This leadership contest was meant to topple Jeremy Corbyn, or at the very least weaken him. It has ended up strengthening him. The Corbynites will be now emboldened to go after all those who stand in their way, from the general secretary and the deputy leader to party staff and regional organisers. They are tightening their grip over the party from top to bottom, something the Blairites never did.
Alarmingly for the moderates, the party could be beyond saving by 2020. Even the Parliamentary Labour Party, a bastion against Corbynism, could be pushed hard to the left at the next election. Candidate selection will enable Momentum and co. to oust some of their most determined foes. But if boundary changes go through ahead of the next election, the purge could go far further than that.
It has to be said that Corbyn’s achievement is remarkable. His personal ratings are dire and Labour trail the Tories by a double-digit margin in the polls. And yet, somehow, he still commands the loyalty of the Labour ‘selectorate’.

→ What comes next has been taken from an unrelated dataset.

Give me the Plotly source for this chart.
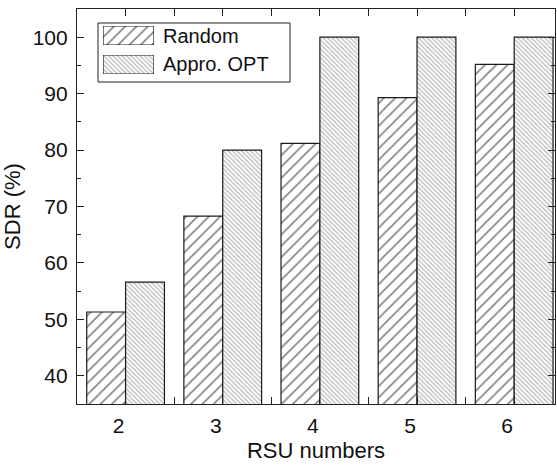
import plotly.graph_objects as go

rsu = [2, 3, 4, 5, 6]
random_sdr = [51.3, 68.3, 81.2, 89.3, 95.2]
opt_sdr = [56.6, 80.0, 100.0, 100.0, 100.0]
series_names = ["Random", "Appro. OPT"]
y_ticks = [40, 50, 60, 70, 80, 90, 100]

W, H = 557, 466
L, R, T, B = 77, 2, 9, 62
PW, PH = W - L - R, H - T - B

def px_x(x):
    return (x - L) / PW

def px_y(y):
    return (H - B - y) / PH

FONT = "Liberation Sans, Arial, sans-serif"
random_pat = dict(shape="/", fgcolor="#000000", bgcolor="white", size=8, solidity=0.19)
opt_pat = dict(shape="\\", fgcolor="#6a6a6a", bgcolor="white", size=3.2, solidity=0.35)
line = dict(color="#1a1a1a", width=1.2)

fig = go.Figure()
fig.add_trace(go.Bar(x=rsu, y=random_sdr, name=series_names[0], showlegend=False,
                     marker=dict(color="white", pattern=random_pat, line=line)))
fig.add_trace(go.Bar(x=rsu, y=opt_sdr, name=series_names[1], showlegend=False,
                     marker=dict(color="white", pattern=opt_pat, line=line)))

# legend swatches in small inset axes
sw = [(26, 45), (55, 74)]
pats = [random_pat, opt_pat]
for i, ((y0, y1), pat) in enumerate(zip(sw, pats)):
    k = i + 2
    fig.add_trace(go.Bar(x=[1], y=[0], base=[0], orientation="h", width=[1], showlegend=False,
                         hoverinfo="skip",
                         marker=dict(color="white", pattern=pat, line=line),
                         xaxis=f"x{k}", yaxis=f"y{k}"))
    fig.update_layout({
        f"xaxis{k}": dict(domain=[px_x(103), px_x(154)], range=[0, 1], visible=False, anchor=f"y{k}"),
        f"yaxis{k}": dict(domain=[px_y(y1), px_y(y0)], range=[-0.5, 0.5], visible=False, anchor=f"x{k}"),
    })
    fig.add_annotation(x=px_x(161), y=px_y((y0 + y1) / 2), xref="paper", yref="paper",
                       text=series_names[i], showarrow=False, xanchor="left", yanchor="middle",
                       font=dict(size=20, color="#111111", family=FONT))

fig.add_shape(type="rect", xref="paper", yref="paper",
              x0=px_x(98), x1=px_x(290), y0=px_y(82), y1=px_y(23),
              line=dict(color="#222222", width=1), fillcolor="rgba(0,0,0,0)", layer="above")

fig.update_layout(
    width=W, height=H,
    margin=dict(l=L, r=R, t=T, b=B, autoexpand=False),
    paper_bgcolor="white", plot_bgcolor="white",
    barmode="group", bargap=0.2, bargroupgap=0,
    font=dict(family=FONT, size=21, color="#111111"),
    xaxis=dict(range=[1.5, 6.42], tickmode="array", tickvals=rsu, ticktext=[str(v) for v in rsu],
               ticks="inside", ticklen=7, tickcolor="#222222", showline=True, linecolor="#222222",
               linewidth=1.2, mirror="allticks", showgrid=False, zeroline=False,
               ticklabelshift=-7, ticklabelstandoff=3, automargin=False,
               minor=dict(tickvals=[2.5, 3.5, 4.5, 5.5], ticks="inside", ticklen=7, tickcolor="#222222"),
               title=dict(text="RSU numbers", font=dict(size=22), standoff=6)),
    yaxis=dict(range=[35, 105], tickvals=y_ticks, ticks="inside", ticklen=7, tickcolor="#222222",
               showline=True, linecolor="#222222", linewidth=1.2, mirror="allticks",
               showgrid=False, zeroline=False, ticklabelstandoff=4, automargin=False,
               minor=dict(dtick=5, tick0=35, ticks="inside", ticklen=4, tickcolor="#222222"),
               title=dict(text="SDR (%)", font=dict(size=22), standoff=8)),
)

fig.write_html("out.html", config={"displayModeBar": False},
               post_script="document.body.style.margin='0';")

The worry for his Labour opponents is that Corbyn hasn’t remotely exhausted his well of potential support. In this election, he was handicapped by a series of rules designed to keep out many of his supporters. Members can vote only if they joined the party by 12 January, barring the tens of thousands who rushed to sign up when it became clear that Corbyn’s position was under threat.
Party HQ, which has yet to fall to the Corbynites, then set about disqualifying those who had indicated their support for other parties on social media or been abusive. (A popular joke among Labour MPs is that the Green party has only ever won one major election — the Labour leadership contest of 2015). More than 40,000 registered supporters were blocked, and still Corbyn command 62 per cent of the vote.
Part of the problem is that their sell is a hard one.